━━━ Records for this task ━━━

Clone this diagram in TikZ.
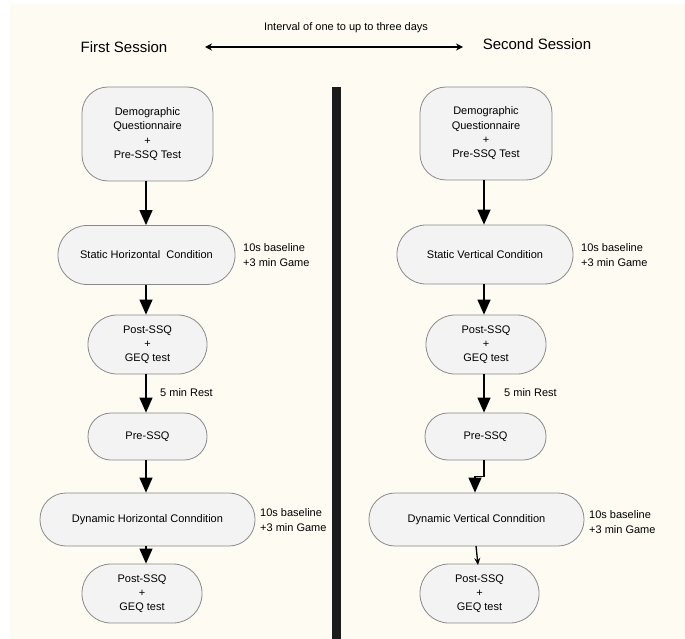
\documentclass[tikz,border=0pt]{standalone}
\usepackage{fontspec}
\setmainfont{Liberation Sans}
\usetikzlibrary{arrows.meta}
\definecolor{cream}{HTML}{FDFBF2}
\definecolor{boxfill}{HTML}{F3F3F3}
\definecolor{boxline}{HTML}{8A8A8A}
\definecolor{barcol}{HTML}{1C1C1C}
\tikzset{
  flowbox/.style={draw=boxline, fill=boxfill, line width=0.8pt, inner sep=0pt,
    align=center, font=\fontsize{11}{14.3}\selectfont},
  note/.style={anchor=west, align=left, inner sep=0pt, font=\fontsize{11}{15}\selectfont},
  flowarrow/.style={draw=black, line width=1.3pt, -{Triangle[width=13pt,length=15pt]}},
  smallarrow/.style={draw=black, line width=1.3pt, -{Stealth[width=6pt,length=7pt]}},
  head/.style={inner sep=0pt, font=\fontsize{15}{18}\selectfont}
}
\begin{document}
\begin{tikzpicture}[x=1pt,y=-1pt]
\useasboundingbox (0,0) rectangle (685,639);
\fill[white] (0,0) rectangle (685,639);
\fill[cream] (10,4) rectangle (685,639);

% header
\node[head] (fs) at (124,47) {First Session};
\node[head] (ss) at (537,44) {Second Session};
\coordinate (al) at (205,47);
\coordinate (ar) at (463,47);
\draw[line width=2pt, {Stealth[width=7pt,length=7pt]}-{Stealth[width=7pt,length=7pt]}] (al) -- (ar);
\node[inner sep=0pt, font=\fontsize{11}{13}\selectfont] (iv) at (346,28) {Interval of one to up to three days};

% divider
\fill[barcol] (332,87) rectangle (341,639);

% left column
\node[flowbox, minimum width=131pt, minimum height=94pt, rounded corners=26pt] (d1) at (147.5,134) {Demographic\\Questionnaire\\+\\Pre-SSQ Test};
\node[flowbox, minimum width=177pt, minimum height=59pt, rounded corners=29pt] (s1) at (146.5,255) {Static Horizontal\ \ Condition};
\node[flowbox, minimum width=119pt, minimum height=59pt, rounded corners=29pt] (p1) at (147.5,344.5) {Post-SSQ\\+\\GEQ test};
\node[flowbox, minimum width=119pt, minimum height=47pt, rounded corners=23pt] (q1) at (147.5,436.5) {Pre-SSQ};
\node[flowbox, minimum width=215pt, minimum height=53pt, rounded corners=26pt] (y1) at (147.5,519.5) {Dynamic Horizontal Conndition};
\node[flowbox, minimum width=120pt, minimum height=59pt, rounded corners=29pt] (g1) at (142,593.5) {Post-SSQ\\+\\GEQ test};

\node[note] (n1) at (243,255.5) {10s baseline\\+3 min Game};
\node[note] (n2) at (260,520) {10s baseline\\+3 min Game};
\node[note] (r1) at (160,393) {5 min Rest};

\coordinate (la) at (146,0);
\draw[flowarrow] (la |- d1.south) -- (la |- s1.north);
\draw[flowarrow] (la |- s1.south) -- (la |- p1.north);
\draw[flowarrow] (la |- p1.south) -- (la |- q1.north);
\draw[flowarrow] (la |- q1.south) -- (la |- y1.north);
\draw[flowarrow] (la |- y1.south) -- (la |- g1.north);

% right column
\node[flowbox, minimum width=132pt, minimum height=93pt, rounded corners=26pt] (d2) at (486,133.5) {Demographic\\Questionnaire\\+\\Pre-SSQ Test};
\node[flowbox, minimum width=176pt, minimum height=59pt, rounded corners=29pt] (s2) at (485,254.5) {Static Vertical Condition};
\node[flowbox, minimum width=120pt, minimum height=59pt, rounded corners=29pt] (p2) at (486,344.5) {Post-SSQ\\+\\GEQ test};
\node[flowbox, minimum width=121pt, minimum height=47pt, rounded corners=23pt] (q2) at (485.5,436.5) {Pre-SSQ};
\node[flowbox, minimum width=215pt, minimum height=53pt, rounded corners=26pt] (y2) at (476.5,519.5) {Dynamic Vertical Conndition};
\node[flowbox, minimum width=119pt, minimum height=59pt, rounded corners=29pt] (g2) at (479.5,593.5) {Post-SSQ\\+\\GEQ test};

\node[note] (n3) at (581,255.5) {10s baseline\\+3 min Game};
\node[note] (n4) at (589,522.5) {10s baseline\\+3 min Game};
\node[note] (r2) at (504,393) {5 min Rest};

\coordinate (ra) at (484,0);
\coordinate (rb) at (475,0);
\draw[flowarrow] (ra |- d2.south) -- (ra |- s2.north);
\draw[flowarrow] (ra |- s2.south) -- (ra |- p2.north);
\draw[flowarrow] (ra |- p2.south) -- (ra |- q2.north);
\draw[flowarrow] (ra |- q2.south) -- ++(0,16) -| (rb |- y2.north);
\draw[smallarrow] (476,546) -- (478,565);
\end{tikzpicture}
\end{document}
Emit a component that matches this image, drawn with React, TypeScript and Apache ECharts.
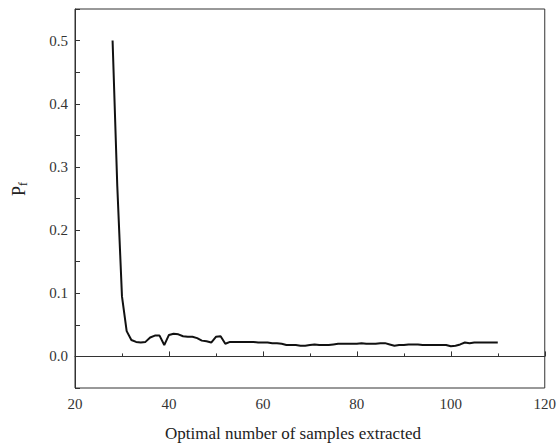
import React, { useEffect, useRef } from "react";
import * as echarts from "echarts";

const sampleCounts: number[] = [
  28, 29, 30, 31, 32, 33, 34, 35, 36, 37, 38, 39, 40, 41, 42, 43, 44, 45, 46, 47, 48, 49,
  50, 51, 52, 53, 54, 55, 56, 57, 58, 59, 60, 61, 62, 63, 64, 65, 66, 67, 68, 69,
  70, 71, 72, 73, 74, 75, 76, 77, 78, 79, 80, 81, 82, 83, 84, 85, 86, 87, 88, 89,
  90, 91, 92, 93, 94, 95, 96, 97, 98, 99, 100, 101, 102, 103, 104, 105, 106, 107, 108, 109, 110,
];

const pfValues: number[] = [
  0.5, 0.27, 0.095, 0.04, 0.026, 0.023, 0.022, 0.023, 0.03, 0.033, 0.033, 0.018, 0.034, 0.036, 0.035, 0.032, 0.031, 0.031, 0.029, 0.025, 0.024, 0.022,
  0.031, 0.032, 0.02, 0.023, 0.023, 0.023, 0.023, 0.023, 0.023, 0.022, 0.022, 0.022, 0.021, 0.021, 0.02, 0.018, 0.018, 0.018, 0.017, 0.017,
  0.018, 0.019, 0.018, 0.018, 0.018, 0.019, 0.02, 0.02, 0.02, 0.02, 0.02, 0.021, 0.02, 0.02, 0.02, 0.021, 0.021, 0.019, 0.017, 0.018,
  0.018, 0.019, 0.019, 0.019, 0.018, 0.018, 0.018, 0.018, 0.018, 0.018, 0.016, 0.017, 0.019, 0.022, 0.021, 0.022, 0.022, 0.022, 0.022, 0.022, 0.022,
];

const xTitle = "Optimal number of samples extracted";
const yTitleMain = "P";
const yTitleSub = "f";

const FONT = "Liberation Serif";

export default function App() {
  const ref = useRef<HTMLDivElement>(null);
  useEffect(() => {
    if (!ref.current) return;
    const chart = echarts.init(ref.current, undefined, { renderer: "svg" });
    const data = sampleCounts.map((x, i) => [x, pfValues[i]]);
    chart.setOption({
      animation: false,
      backgroundColor: "#fff",
      textStyle: { fontFamily: FONT },
      grid: {
        left: 75,
        top: 9,
        right: 12,
        bottom: 58,
        show: true,
        borderColor: "#333",
        borderWidth: 1,
      },
      xAxis: {
        type: "value",
        min: 20,
        max: 120,
        interval: 20,
        axisLine: { show: true, lineStyle: { color: "#333", width: 1 } },
        axisTick: { show: true, inside: true, length: 5, lineStyle: { color: "#333" } },
        minorTick: { show: true, splitNumber: 2, length: 3, lineStyle: { color: "#333" } },
        splitLine: { show: false },
        axisLabel: { color: "#333", fontFamily: FONT, fontSize: 15, margin: 8 },
      },
      yAxis: {
        type: "value",
        min: -0.05,
        max: 0.55,
        interval: 0.05,
        axisLine: { show: true, lineStyle: { color: "#333", width: 1 } },
        axisTick: { show: true, inside: true, length: 5, lineStyle: { color: "#333" } },
        splitLine: { show: false },
        axisLabel: {
          color: "#333",
          fontFamily: FONT,
          fontSize: 15,
          margin: 7,
          formatter: (v: number) => {
            const k = Math.round(v * 100);
            if (k < 0 || k > 50 || k % 10 !== 0) return "";
            return (k / 100).toFixed(1);
          },
        },
      },
      graphic: [
        {
          type: "text",
          x: 293,
          y: 433,
          style: {
            text: xTitle,
            fontFamily: FONT,
            fontSize: 17,
            fill: "#222",
            textAlign: "center",
            textVerticalAlign: "middle",
          },
        },
        {
          type: "text",
          x: 19,
          y: 189,
          rotation: Math.PI / 2,
          style: {
            text: `{a|${yTitleMain}}{b|${yTitleSub}}`,
            textAlign: "center",
            textVerticalAlign: "middle",
            rich: {
              a: { fontFamily: FONT, fontSize: 18, fill: "#222", color: "#222" },
              b: { fontFamily: FONT, fontSize: 12, fill: "#222", color: "#222", padding: [7, 0, 0, 0] },
            },
          },
        },
      ],
      series: [
        {
          type: "line",
          data,
          showSymbol: false,
          symbol: "none",
          lineStyle: { color: "#111", width: 2 },
        },
      ],
    });
    return () => chart.dispose();
  }, []);
  return (
    <div
      ref={ref}
      style={{ position: "fixed", left: 0, top: 0, width: 559, height: 446 }}
    />
  );
}
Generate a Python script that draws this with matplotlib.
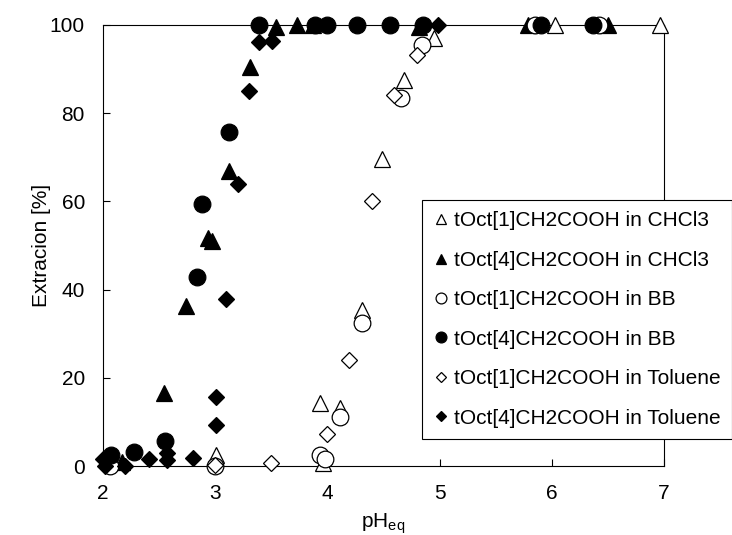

━━━

Work to complete => Begin at the first line of the data above and repeat each line exactly, stopping after the line containing "(332,87) rectangle (341,639);". Omit the pictures.

Task response =>
Clone this diagram in TikZ.
\documentclass[tikz,border=0pt]{standalone}
\usepackage{fontspec}
\setmainfont{Liberation Sans}
\usetikzlibrary{arrows.meta}
\definecolor{cream}{HTML}{FDFBF2}
\definecolor{boxfill}{HTML}{F3F3F3}
\definecolor{boxline}{HTML}{8A8A8A}
\definecolor{barcol}{HTML}{1C1C1C}
\tikzset{
  flowbox/.style={draw=boxline, fill=boxfill, line width=0.8pt, inner sep=0pt,
    align=center, font=\fontsize{11}{14.3}\selectfont},
  note/.style={anchor=west, align=left, inner sep=0pt, font=\fontsize{11}{15}\selectfont},
  flowarrow/.style={draw=black, line width=1.3pt, -{Triangle[width=13pt,length=15pt]}},
  smallarrow/.style={draw=black, line width=1.3pt, -{Stealth[width=6pt,length=7pt]}},
  head/.style={inner sep=0pt, font=\fontsize{15}{18}\selectfont}
}
\begin{document}
\begin{tikzpicture}[x=1pt,y=-1pt]
\useasboundingbox (0,0) rectangle (685,639);
\fill[white] (0,0) rectangle (685,639);
\fill[cream] (10,4) rectangle (685,639);

% header
\node[head] (fs) at (124,47) {First Session};
\node[head] (ss) at (537,44) {Second Session};
\coordinate (al) at (205,47);
\coordinate (ar) at (463,47);
\draw[line width=2pt, {Stealth[width=7pt,length=7pt]}-{Stealth[width=7pt,length=7pt]}] (al) -- (ar);
\node[inner sep=0pt, font=\fontsize{11}{13}\selectfont] (iv) at (346,28) {Interval of one to up to three days};

% divider
\fill[barcol] (332,87) rectangle (341,639);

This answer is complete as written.